The board received and filed a disparity study showing areas of progress and remaining gaps; staff noted an emergency ordinance (2025-14) has suspended race- and gender-conscious preferences in county code until legal changes occur.

The Palm Beach County Board of County Commissioners voted to receive and file a disparity study on Nov. 18 after staff outlined its findings and the current legal limitations.

Commissioner Bobby Powell introduced the item and noted the disparity study was completed under a contract with Griffin & Strong. County staff explained that while the study showed improvement for some groups, disparities remain in contracting in areas such as African American and Asian American participation in construction and certain professional services.

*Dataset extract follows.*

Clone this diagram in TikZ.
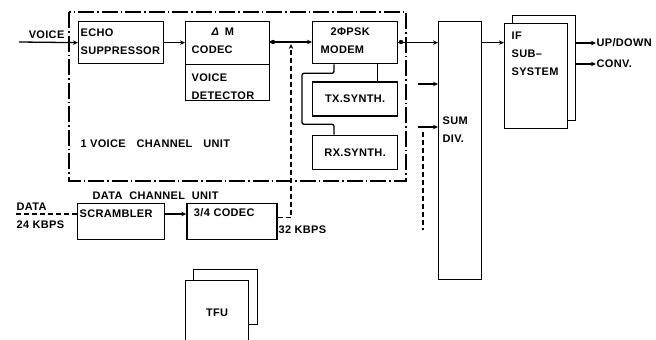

The staff presentation included an explanation of what the study labeled "overutilization" in some categories and underutilization in others.

Staff also told the board that an emergency ordinance (2025-14) adopted earlier this year suspends race- and gender-conscious preferences in the county’s purchasing rules (specifically referencing chapter 2, article 3, division 2, part c of the county code) and that county practice must follow state executive orders and court outcomes. Administrator Abruzzo and staff said a future update would be necessary if state executive orders change or if court decisions permit preferences to be reinstated.

Commissioners asked questions about the study’s data and legal context; staff said they would update the analysis if preferences are ever legally restored so the board could compare outcomes with and without preferences. The motion to receive and file the disparity study carried 7-0.

Representative quote from staff explaining the current constraint: "We don't have the ability to have race and gender preferences until such time as there's either a change in the executive order, or there's any court decisions" (staff representative).